** DATA LINES **
□ □ □ □
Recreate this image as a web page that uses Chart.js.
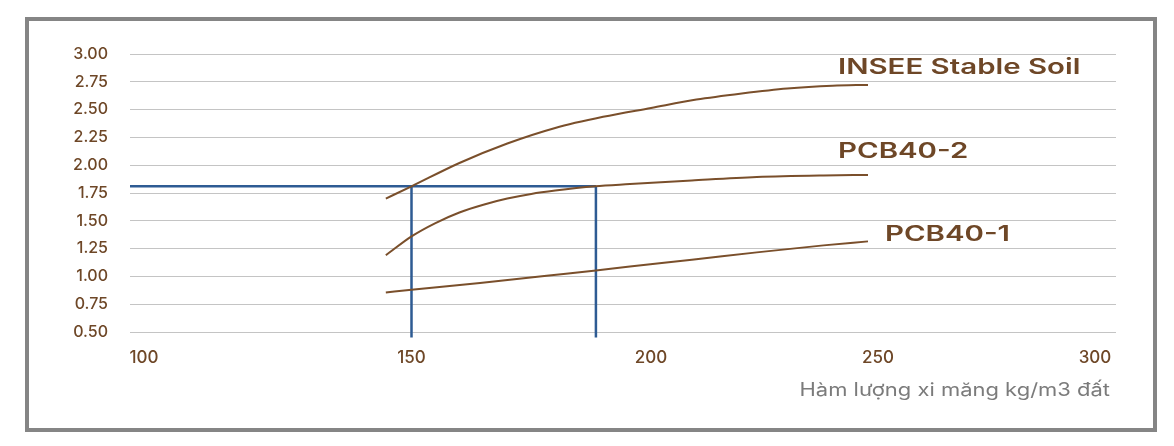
<!DOCTYPE html>
<html>
<head>
<meta charset="utf-8">
<script src="https://cdn.jsdelivr.net/npm/chart.js@4.4.1/dist/chart.umd.min.js"></script>
<style>
  html, body { margin: 0; padding: 0; background: #fff; }
  #wrap { position: relative; width: 1174px; height: 446px; }
  #frame {
    position: absolute; left: 25px; top: 17px;
    width: 1124px; height: 407px;
    border: 4px solid #858585;
  }
  #chart { position: absolute; left: 0; top: 0; }
</style>
</head>
<body>
<div id="wrap">
  <div id="frame"></div>
  <canvas id="chart" width="1174" height="446"></canvas>
</div>
<script>
// data
var xTicks = [100, 150, 200, 250, 300];

var inseeX = [145.2, 150, 160, 170, 180, 190, 200, 210, 220, 230, 240, 247.8];
var inseeY = [1.70, 1.81, 2.02, 2.195, 2.335, 2.435, 2.515, 2.59, 2.645, 2.69, 2.715, 2.722];

var pcb2X = [145.2, 150, 155, 160, 165, 170, 175, 180, 188.3, 195.6, 209, 223.3, 238, 247.8];
var pcb2Y = [1.19, 1.36, 1.48, 1.575, 1.645, 1.70, 1.742, 1.772, 1.81, 1.83, 1.863, 1.894, 1.908, 1.912];

var pcb1X = [145.2, 150, 164.3, 178.2, 188.5, 195.6, 209, 223.3, 238, 247.8];
var pcb1Y = [0.856, 0.88, 0.94, 1.006, 1.054, 1.09, 1.15, 1.216, 1.279, 1.315];

var targetY = 1.81;
var targetX = [150, 188.5];

var seriesNames = ['INSEE Stable Soil', 'PCB40-2', 'PCB40-1'];
var labelX = [241.2, 241.2, 251.6];
var labelY = [2.877, 2.12, 1.375];

var xTitle = 'Hàm lượng xi măng kg/m3 đất';

// cac vach x trong hinh goc khong deu nhau -> truc x ghep tung doan
var X_MIN = 97.4, X_MAX = 304.8;
var knots = [[97.4, 0], [100, 0.0142], [150, 0.2855], [200, 0.5284], [250, 0.7586], [300, 0.9787], [304.8, 1]];

function toDec(v){
    for (var i = 1; i < knots.length; i++) {
        if (v <= knots[i][0] || i == knots.length - 1) {
            var a = knots[i-1], b = knots[i];
            return a[1] + (v - a[0]) * (b[1] - a[1]) / (b[0] - a[0]);
        }
    }
}
function fromDec(d){
    for (var i = 1; i < knots.length; i++) {
        if (d <= knots[i][1] || i == knots.length - 1) {
            var a = knots[i-1], b = knots[i];
            return a[0] + (d - a[1]) * (b[0] - a[0]) / (b[1] - a[1]);
        }
    }
}

class WarpedScale extends Chart.LinearScale {
    getPixelForValue(value){
        return this.getPixelForDecimal(toDec(value));
    }
    getValueForPixel(pixel){
        return fromDec(this.getDecimalForPixel(pixel));
    }
}
WarpedScale.id = 'warped';
WarpedScale.defaults = Chart.LinearScale.defaults;
Chart.register(WarpedScale);

function pts(xs, ys){
    var out = [];
    for (var i = 0; i < xs.length; i++) out.push({x: xs[i], y: ys[i]});
    return out;
}

var brown = '#7a4f2b';
var blue = '#2e5b93';
var textBrown = '#6e4727';

var curveStyle = {
    borderColor: brown, borderWidth: 2, pointRadius: 0,
    cubicInterpolationMode: 'monotone', fill: false
};
var blueStyle = {
    borderColor: blue, borderWidth: 2.5, pointRadius: 0, fill: false, clip: false
};

// draw text stretched sideways (the original font is much wider)
function wideText(ctx, text, x, y, sx, align){
    ctx.save();
    ctx.translate(x, y);
    ctx.scale(sx, 1);
    ctx.textAlign = align;
    ctx.fillText(text, 0, 0);
    ctx.restore();
}

var textPlugin = {
    id: 'textPlugin',
    afterDraw: function(chart){
        var ctx = chart.ctx;
        var xs = chart.scales.x, ys = chart.scales.y;
        ctx.save();
        ctx.textBaseline = 'middle';
        ctx.fillStyle = textBrown;
        ctx.font = '600 21px Inter';
        for (var i = 0; i < seriesNames.length; i++) {
            wideText(ctx, seriesNames[i], xs.getPixelForValue(labelX[i]), ys.getPixelForValue(labelY[i]), 1.4, 'left');
        }
        //x axis title
        ctx.fillStyle = '#7b7b7b';
        ctx.font = '400 18px Inter';
        wideText(ctx, xTitle, xs.right - 6, ys.bottom + 59, 1.22, 'right');
        ctx.restore();
    }
};

var context = document.getElementById('chart').getContext('2d');
var myChart = new Chart(context, {
    type: 'line',
    data: {
        datasets: [
            Object.assign({label: seriesNames[0], data: pts(inseeX, inseeY)}, curveStyle),
            Object.assign({label: seriesNames[1], data: pts(pcb2X, pcb2Y)}, curveStyle),
            Object.assign({label: seriesNames[2], data: pts(pcb1X, pcb1Y)}, curveStyle),
            Object.assign({label: 'h', data: [{x: X_MIN, y: targetY}, {x: targetX[1], y: targetY}]}, blueStyle),
            Object.assign({label: 'v1', data: [{x: targetX[0], y: targetY}, {x: targetX[0], y: 0.45}]}, blueStyle),
            Object.assign({label: 'v2', data: [{x: targetX[1], y: targetY}, {x: targetX[1], y: 0.45}]}, blueStyle)
        ]
    },
    options: {
        responsive: false,
        animation: false,
        layout: { padding: { left: 0, right: 58, top: 54, bottom: 34 } },
        plugins: { legend: { display: false }, tooltip: { enabled: false } },
        scales: {
            x: {
                type: 'warped',
                min: X_MIN, max: X_MAX,
                afterBuildTicks: function(scale){
                    scale.ticks = xTicks.map(function(v){ return {value: v}; });
                },
                afterFit: function(scale){ scale.height = 80; },
                grid: { display: false, drawTicks: false },
                border: { display: false },
                ticks: {
                    color: textBrown, padding: 16, maxRotation: 0, autoSkip: false,
                    font: { family: 'Inter', size: 17, weight: '500' }
                }
            },
            y: {
                min: 0.5, max: 3.0,
                afterFit: function(scale){ scale.width = 130; },
                grid: { color: '#c4c4c4', lineWidth: 1, drawTicks: false },
                border: { display: false },
                ticks: {
                    stepSize: 0.25, color: textBrown, padding: 22,
                    font: { family: 'Inter', size: 16, weight: '500' },
                    callback: function(v){ return v.toFixed(2); }
                }
            }
        }
    },
    plugins: [textPlugin]
});
</script>
</body>
</html>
□ □ □ □
** STATED EXERCISE **
Repeat the lines exactly as they stand, from the opening line of the data through the line with "var xTitle = 'Hàm lượng xi măng kg/m3 đất';". Pictures stay out of the copy.

** THE ANSWER **
Recreate this image as a web page that uses Chart.js.
<!DOCTYPE html>
<html>
<head>
<meta charset="utf-8">
<script src="https://cdn.jsdelivr.net/npm/chart.js@4.4.1/dist/chart.umd.min.js"></script>
<style>
  html, body { margin: 0; padding: 0; background: #fff; }
  #wrap { position: relative; width: 1174px; height: 446px; }
  #frame {
    position: absolute; left: 25px; top: 17px;
    width: 1124px; height: 407px;
    border: 4px solid #858585;
  }
  #chart { position: absolute; left: 0; top: 0; }
</style>
</head>
<body>
<div id="wrap">
  <div id="frame"></div>
  <canvas id="chart" width="1174" height="446"></canvas>
</div>
<script>
// data
var xTicks = [100, 150, 200, 250, 300];

var inseeX = [145.2, 150, 160, 170, 180, 190, 200, 210, 220, 230, 240, 247.8];
var inseeY = [1.70, 1.81, 2.02, 2.195, 2.335, 2.435, 2.515, 2.59, 2.645, 2.69, 2.715, 2.722];

var pcb2X = [145.2, 150, 155, 160, 165, 170, 175, 180, 188.3, 195.6, 209, 223.3, 238, 247.8];
var pcb2Y = [1.19, 1.36, 1.48, 1.575, 1.645, 1.70, 1.742, 1.772, 1.81, 1.83, 1.863, 1.894, 1.908, 1.912];

var pcb1X = [145.2, 150, 164.3, 178.2, 188.5, 195.6, 209, 223.3, 238, 247.8];
var pcb1Y = [0.856, 0.88, 0.94, 1.006, 1.054, 1.09, 1.15, 1.216, 1.279, 1.315];

var targetY = 1.81;
var targetX = [150, 188.5];

var seriesNames = ['INSEE Stable Soil', 'PCB40-2', 'PCB40-1'];
var labelX = [241.2, 241.2, 251.6];
var labelY = [2.877, 2.12, 1.375];

var xTitle = 'Hàm lượng xi măng kg/m3 đất';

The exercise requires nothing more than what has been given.